Based on that, I stubbed in a todo item that we would need a UI to allow making changes to the template. Not a high priority item, but I've learned the hard way that if you build a system,you build the tools needed to manage it or you're doomed to only letting power users make changes.

As things evolved I needed a template for a different part of the system, and it was a very similar implementation. I hate duplication, so I stopped and looked some, and saw that I'd need one more template before I was done for yet another part of the solution. Now I could just create three tables, one for each area and let them store one row, or I could make a minor change to the first part of the solution to reference a shared template table. Which to do and why?

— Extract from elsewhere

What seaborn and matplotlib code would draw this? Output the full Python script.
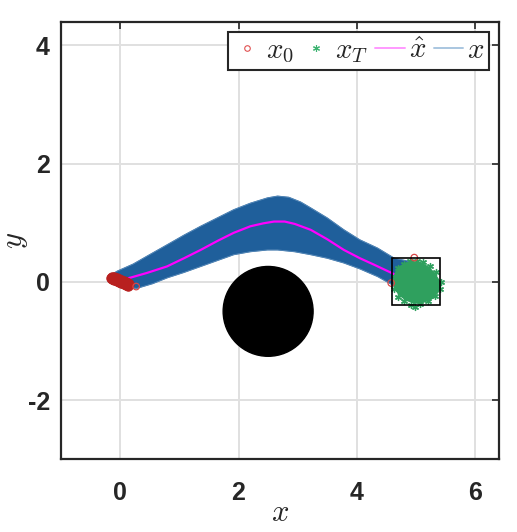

For me, condensing it down to one table meant I needed only one UI implemented instead of 3. Yes, they'd be similar, but each would need it's own set of procs and it's own menu item. Do I save a lot by doing that? Maybe I save an hour. Do I lose anything? As far as I can tell I don't, but it's still one table and I'm still comfortable that if I need to change things, the change is isolated to one area and won't require a lot of pain.

Even here you can see that there are some interesting design decisions. I could have stored the template in the file system and just used notepad to edit it (very minimalist), or I could have built a report in Reporting Services but I would have needed three of them, and probably other options I didn't see. The biggest reason to put it in the db is to provide the ability to edit it via the web, and I prefer not to have apps working in the file system for the web.

Regardless of whether you evolve a design my way or another way, you'll encounter a lot of places where you can add/remove complexity. Adding one more table doesn't seem like a lot. Adding 10? Think about how you'll maintain it, index it, build a UI against it, and only build what you need - without being blind to tomorrow.